* START Extracted information *

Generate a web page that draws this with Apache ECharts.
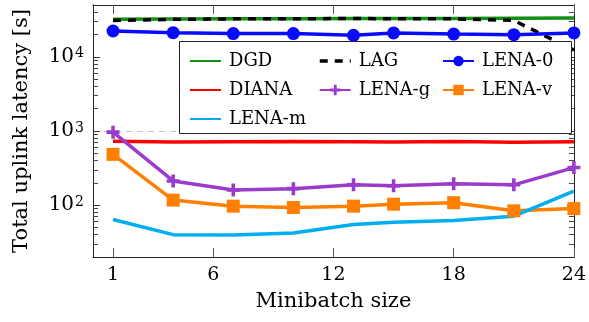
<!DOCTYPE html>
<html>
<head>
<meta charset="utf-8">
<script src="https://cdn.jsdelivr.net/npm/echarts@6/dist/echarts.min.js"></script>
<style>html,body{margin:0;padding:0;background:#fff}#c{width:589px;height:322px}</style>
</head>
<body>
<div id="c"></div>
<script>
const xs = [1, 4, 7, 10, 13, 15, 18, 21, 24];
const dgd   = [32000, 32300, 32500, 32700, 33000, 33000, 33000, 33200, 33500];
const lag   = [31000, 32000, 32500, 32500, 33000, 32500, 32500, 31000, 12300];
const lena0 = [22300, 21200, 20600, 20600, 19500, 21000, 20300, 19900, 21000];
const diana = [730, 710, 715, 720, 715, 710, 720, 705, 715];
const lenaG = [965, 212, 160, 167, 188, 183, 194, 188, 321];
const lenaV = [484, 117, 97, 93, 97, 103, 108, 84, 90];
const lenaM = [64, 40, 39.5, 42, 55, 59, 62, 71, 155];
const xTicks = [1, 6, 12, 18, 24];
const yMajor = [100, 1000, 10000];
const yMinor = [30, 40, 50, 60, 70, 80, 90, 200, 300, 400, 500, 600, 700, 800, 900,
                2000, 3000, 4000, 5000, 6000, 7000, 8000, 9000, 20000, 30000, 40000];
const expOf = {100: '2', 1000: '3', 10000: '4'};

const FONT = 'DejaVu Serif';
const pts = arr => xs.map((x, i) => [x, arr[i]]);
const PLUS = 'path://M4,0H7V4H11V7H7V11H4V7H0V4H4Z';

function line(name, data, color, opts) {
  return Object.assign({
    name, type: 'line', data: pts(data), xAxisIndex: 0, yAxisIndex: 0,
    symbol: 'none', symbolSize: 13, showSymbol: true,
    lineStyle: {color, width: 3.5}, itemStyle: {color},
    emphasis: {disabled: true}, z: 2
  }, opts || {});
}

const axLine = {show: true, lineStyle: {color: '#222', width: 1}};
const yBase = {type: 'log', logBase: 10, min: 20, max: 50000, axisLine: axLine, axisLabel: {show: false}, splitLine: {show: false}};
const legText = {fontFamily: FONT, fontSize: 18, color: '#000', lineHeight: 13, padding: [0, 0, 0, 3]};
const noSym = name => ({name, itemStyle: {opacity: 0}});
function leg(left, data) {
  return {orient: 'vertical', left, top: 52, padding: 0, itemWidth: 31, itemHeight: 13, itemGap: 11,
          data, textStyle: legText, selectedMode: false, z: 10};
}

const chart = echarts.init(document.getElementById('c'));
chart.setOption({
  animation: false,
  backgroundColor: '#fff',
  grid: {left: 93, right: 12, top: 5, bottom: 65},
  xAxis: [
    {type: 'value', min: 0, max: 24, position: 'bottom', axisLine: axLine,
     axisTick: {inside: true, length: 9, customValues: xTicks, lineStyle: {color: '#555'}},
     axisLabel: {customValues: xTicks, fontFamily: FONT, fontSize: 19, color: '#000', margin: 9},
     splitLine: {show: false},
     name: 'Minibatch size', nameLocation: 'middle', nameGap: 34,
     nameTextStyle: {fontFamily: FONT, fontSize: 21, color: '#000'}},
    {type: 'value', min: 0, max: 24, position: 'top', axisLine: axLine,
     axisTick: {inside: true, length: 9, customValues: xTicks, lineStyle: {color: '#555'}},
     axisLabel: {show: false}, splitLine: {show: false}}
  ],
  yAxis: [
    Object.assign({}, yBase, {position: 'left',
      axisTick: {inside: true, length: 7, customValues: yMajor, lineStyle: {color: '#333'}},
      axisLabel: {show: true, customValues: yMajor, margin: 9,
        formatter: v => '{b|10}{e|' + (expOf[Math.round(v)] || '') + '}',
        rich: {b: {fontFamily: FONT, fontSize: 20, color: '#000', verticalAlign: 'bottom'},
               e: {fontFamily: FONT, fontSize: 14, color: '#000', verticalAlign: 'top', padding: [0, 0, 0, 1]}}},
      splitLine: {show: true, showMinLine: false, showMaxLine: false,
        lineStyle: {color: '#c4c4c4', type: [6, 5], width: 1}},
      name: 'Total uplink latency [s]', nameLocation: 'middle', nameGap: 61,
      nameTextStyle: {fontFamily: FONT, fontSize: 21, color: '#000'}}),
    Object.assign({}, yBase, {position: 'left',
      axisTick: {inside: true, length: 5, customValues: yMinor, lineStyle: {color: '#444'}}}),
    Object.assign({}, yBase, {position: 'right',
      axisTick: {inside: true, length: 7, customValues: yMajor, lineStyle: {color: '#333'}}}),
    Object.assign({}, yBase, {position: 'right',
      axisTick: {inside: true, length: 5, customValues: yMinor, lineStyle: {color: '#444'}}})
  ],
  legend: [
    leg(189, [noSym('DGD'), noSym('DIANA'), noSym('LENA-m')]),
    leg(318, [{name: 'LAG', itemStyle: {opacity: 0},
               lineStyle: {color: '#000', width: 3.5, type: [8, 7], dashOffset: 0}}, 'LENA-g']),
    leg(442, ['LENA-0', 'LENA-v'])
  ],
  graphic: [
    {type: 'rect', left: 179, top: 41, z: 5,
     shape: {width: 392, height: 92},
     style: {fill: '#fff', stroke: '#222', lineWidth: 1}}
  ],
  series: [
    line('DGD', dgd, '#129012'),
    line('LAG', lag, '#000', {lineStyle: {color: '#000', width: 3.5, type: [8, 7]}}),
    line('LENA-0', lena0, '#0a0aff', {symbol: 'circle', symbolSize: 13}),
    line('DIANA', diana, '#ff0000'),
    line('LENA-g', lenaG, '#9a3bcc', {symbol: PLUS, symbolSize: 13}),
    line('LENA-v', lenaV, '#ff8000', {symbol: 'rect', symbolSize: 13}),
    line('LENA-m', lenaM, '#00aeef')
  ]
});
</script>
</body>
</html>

* END Extracted information *
* START Extracted information *

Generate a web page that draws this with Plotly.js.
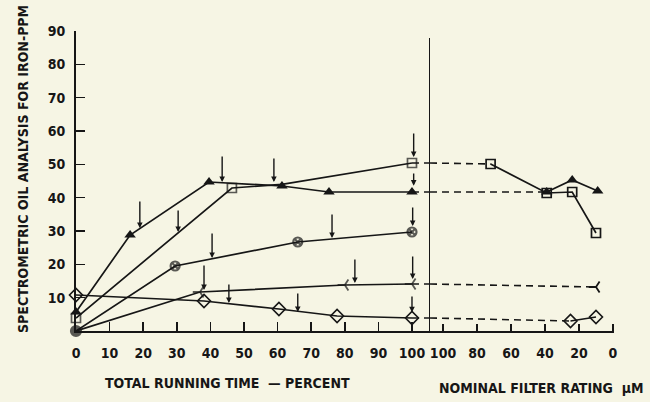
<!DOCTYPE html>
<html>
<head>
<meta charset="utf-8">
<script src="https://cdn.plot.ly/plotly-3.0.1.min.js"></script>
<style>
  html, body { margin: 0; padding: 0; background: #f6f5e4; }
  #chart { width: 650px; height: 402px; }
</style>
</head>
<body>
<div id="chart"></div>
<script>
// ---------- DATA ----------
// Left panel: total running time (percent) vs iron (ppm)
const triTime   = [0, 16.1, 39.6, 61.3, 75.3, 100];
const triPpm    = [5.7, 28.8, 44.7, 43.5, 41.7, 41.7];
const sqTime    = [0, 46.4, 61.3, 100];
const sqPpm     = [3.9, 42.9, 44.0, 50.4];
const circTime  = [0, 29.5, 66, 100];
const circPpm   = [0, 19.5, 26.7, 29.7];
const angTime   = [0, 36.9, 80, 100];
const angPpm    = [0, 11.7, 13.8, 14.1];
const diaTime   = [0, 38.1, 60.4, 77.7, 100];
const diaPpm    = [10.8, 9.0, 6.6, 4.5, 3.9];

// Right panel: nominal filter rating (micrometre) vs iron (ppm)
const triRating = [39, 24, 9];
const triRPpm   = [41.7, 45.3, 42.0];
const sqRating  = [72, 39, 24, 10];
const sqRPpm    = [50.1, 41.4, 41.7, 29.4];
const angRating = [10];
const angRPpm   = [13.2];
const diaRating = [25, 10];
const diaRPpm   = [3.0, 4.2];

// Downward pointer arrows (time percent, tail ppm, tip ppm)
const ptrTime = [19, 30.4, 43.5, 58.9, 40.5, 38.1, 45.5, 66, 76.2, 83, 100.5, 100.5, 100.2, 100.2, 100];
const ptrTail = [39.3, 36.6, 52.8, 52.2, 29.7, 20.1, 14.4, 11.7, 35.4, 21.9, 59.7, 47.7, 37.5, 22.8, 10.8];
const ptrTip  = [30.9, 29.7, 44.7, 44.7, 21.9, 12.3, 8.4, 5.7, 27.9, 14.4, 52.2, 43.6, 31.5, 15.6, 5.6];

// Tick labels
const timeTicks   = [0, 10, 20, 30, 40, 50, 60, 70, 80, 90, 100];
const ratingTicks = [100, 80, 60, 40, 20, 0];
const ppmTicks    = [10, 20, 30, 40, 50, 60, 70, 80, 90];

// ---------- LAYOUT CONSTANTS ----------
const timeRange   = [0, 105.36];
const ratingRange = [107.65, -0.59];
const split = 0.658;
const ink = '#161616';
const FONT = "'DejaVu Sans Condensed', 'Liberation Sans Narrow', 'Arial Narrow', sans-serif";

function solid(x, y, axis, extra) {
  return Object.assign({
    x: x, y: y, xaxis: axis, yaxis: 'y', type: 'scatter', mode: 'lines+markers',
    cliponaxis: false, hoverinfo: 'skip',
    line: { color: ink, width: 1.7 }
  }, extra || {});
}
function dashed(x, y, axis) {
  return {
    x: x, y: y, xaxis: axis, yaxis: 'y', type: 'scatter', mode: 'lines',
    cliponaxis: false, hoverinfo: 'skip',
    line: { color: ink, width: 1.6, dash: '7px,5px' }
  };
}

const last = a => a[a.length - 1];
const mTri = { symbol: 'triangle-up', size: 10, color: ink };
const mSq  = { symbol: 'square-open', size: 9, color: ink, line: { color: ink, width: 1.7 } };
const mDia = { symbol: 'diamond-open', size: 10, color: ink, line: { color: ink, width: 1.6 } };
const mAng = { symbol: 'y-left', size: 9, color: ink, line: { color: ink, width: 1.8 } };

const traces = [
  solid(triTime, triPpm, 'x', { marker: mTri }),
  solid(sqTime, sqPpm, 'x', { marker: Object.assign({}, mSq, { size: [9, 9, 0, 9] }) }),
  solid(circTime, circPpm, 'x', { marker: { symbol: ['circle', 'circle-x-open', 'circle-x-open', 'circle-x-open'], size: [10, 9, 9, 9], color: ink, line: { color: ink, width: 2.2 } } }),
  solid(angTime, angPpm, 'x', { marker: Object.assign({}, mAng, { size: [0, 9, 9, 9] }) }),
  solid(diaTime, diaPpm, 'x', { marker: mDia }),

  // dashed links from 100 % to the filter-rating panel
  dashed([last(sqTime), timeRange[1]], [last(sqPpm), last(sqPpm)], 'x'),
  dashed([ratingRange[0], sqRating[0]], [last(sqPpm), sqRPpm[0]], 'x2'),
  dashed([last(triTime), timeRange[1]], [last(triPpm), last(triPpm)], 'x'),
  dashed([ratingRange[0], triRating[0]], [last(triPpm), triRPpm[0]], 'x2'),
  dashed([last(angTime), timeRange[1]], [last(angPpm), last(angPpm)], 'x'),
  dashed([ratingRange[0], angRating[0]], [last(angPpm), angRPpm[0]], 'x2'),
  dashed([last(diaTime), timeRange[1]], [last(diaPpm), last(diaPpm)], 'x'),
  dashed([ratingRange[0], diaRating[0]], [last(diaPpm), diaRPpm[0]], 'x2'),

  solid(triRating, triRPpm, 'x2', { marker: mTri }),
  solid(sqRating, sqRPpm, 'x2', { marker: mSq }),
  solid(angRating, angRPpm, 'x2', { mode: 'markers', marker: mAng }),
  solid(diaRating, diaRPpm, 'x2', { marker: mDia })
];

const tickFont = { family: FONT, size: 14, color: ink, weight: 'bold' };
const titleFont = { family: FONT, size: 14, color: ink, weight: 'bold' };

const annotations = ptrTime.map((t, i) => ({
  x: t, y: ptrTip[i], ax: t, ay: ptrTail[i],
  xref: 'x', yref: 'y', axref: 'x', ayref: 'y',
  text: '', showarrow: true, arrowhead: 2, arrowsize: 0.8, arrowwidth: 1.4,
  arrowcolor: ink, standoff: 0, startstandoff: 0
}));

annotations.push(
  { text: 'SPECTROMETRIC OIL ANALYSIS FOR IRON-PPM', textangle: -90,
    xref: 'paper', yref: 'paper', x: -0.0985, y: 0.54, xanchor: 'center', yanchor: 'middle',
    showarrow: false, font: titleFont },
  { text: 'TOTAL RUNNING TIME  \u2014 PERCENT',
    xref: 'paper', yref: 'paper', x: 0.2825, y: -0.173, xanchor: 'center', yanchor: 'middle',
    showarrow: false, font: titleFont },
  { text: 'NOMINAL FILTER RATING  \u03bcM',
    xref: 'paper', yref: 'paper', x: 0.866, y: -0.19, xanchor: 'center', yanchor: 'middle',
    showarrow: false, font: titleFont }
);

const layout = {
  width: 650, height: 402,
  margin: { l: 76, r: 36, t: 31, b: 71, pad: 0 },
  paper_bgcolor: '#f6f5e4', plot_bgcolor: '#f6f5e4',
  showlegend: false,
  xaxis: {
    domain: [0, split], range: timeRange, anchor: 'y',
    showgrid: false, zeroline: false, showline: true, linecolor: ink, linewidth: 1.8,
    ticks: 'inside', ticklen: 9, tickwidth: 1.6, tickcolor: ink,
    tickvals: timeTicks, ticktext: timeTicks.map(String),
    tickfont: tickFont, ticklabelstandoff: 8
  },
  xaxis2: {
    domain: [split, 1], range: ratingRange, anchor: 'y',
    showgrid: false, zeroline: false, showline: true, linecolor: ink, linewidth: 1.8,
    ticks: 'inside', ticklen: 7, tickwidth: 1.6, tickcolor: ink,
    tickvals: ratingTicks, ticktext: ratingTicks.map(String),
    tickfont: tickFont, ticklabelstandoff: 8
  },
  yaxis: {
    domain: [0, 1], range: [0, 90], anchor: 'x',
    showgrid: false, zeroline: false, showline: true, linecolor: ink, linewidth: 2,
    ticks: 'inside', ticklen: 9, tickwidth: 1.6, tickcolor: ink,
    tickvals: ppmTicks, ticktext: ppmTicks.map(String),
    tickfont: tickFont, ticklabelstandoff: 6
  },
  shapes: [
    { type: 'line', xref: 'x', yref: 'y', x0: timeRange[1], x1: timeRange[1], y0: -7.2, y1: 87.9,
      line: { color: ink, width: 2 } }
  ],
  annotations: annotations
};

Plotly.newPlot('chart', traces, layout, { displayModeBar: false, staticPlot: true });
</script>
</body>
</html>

* END Extracted information *

**Set task:** In the records above, find the line with "Generate a web page that draws this with Plotly.js." and the line with "70, 80, 90];", then restate word for word only those two lines and all lines between, omitting pictures.

**Task response:**
Generate a web page that draws this with Plotly.js.
<!DOCTYPE html>
<html>
<head>
<meta charset="utf-8">
<script src="https://cdn.plot.ly/plotly-3.0.1.min.js"></script>
<style>
  html, body { margin: 0; padding: 0; background: #f6f5e4; }
  #chart { width: 650px; height: 402px; }
</style>
</head>
<body>
<div id="chart"></div>
<script>
// ---------- DATA ----------
// Left panel: total running time (percent) vs iron (ppm)
const triTime   = [0, 16.1, 39.6, 61.3, 75.3, 100];
const triPpm    = [5.7, 28.8, 44.7, 43.5, 41.7, 41.7];
const sqTime    = [0, 46.4, 61.3, 100];
const sqPpm     = [3.9, 42.9, 44.0, 50.4];
const circTime  = [0, 29.5, 66, 100];
const circPpm   = [0, 19.5, 26.7, 29.7];
const angTime   = [0, 36.9, 80, 100];
const angPpm    = [0, 11.7, 13.8, 14.1];
const diaTime   = [0, 38.1, 60.4, 77.7, 100];
const diaPpm    = [10.8, 9.0, 6.6, 4.5, 3.9];

// Right panel: nominal filter rating (micrometre) vs iron (ppm)
const triRating = [39, 24, 9];
const triRPpm   = [41.7, 45.3, 42.0];
const sqRating  = [72, 39, 24, 10];
const sqRPpm    = [50.1, 41.4, 41.7, 29.4];
const angRating = [10];
const angRPpm   = [13.2];
const diaRating = [25, 10];
const diaRPpm   = [3.0, 4.2];

// Downward pointer arrows (time percent, tail ppm, tip ppm)
const ptrTime = [19, 30.4, 43.5, 58.9, 40.5, 38.1, 45.5, 66, 76.2, 83, 100.5, 100.5, 100.2, 100.2, 100];
const ptrTail = [39.3, 36.6, 52.8, 52.2, 29.7, 20.1, 14.4, 11.7, 35.4, 21.9, 59.7, 47.7, 37.5, 22.8, 10.8];
const ptrTip  = [30.9, 29.7, 44.7, 44.7, 21.9, 12.3, 8.4, 5.7, 27.9, 14.4, 52.2, 43.6, 31.5, 15.6, 5.6];

// Tick labels
const timeTicks   = [0, 10, 20, 30, 40, 50, 60, 70, 80, 90, 100];
const ratingTicks = [100, 80, 60, 40, 20, 0];
const ppmTicks    = [10, 20, 30, 40, 50, 60, 70, 80, 90];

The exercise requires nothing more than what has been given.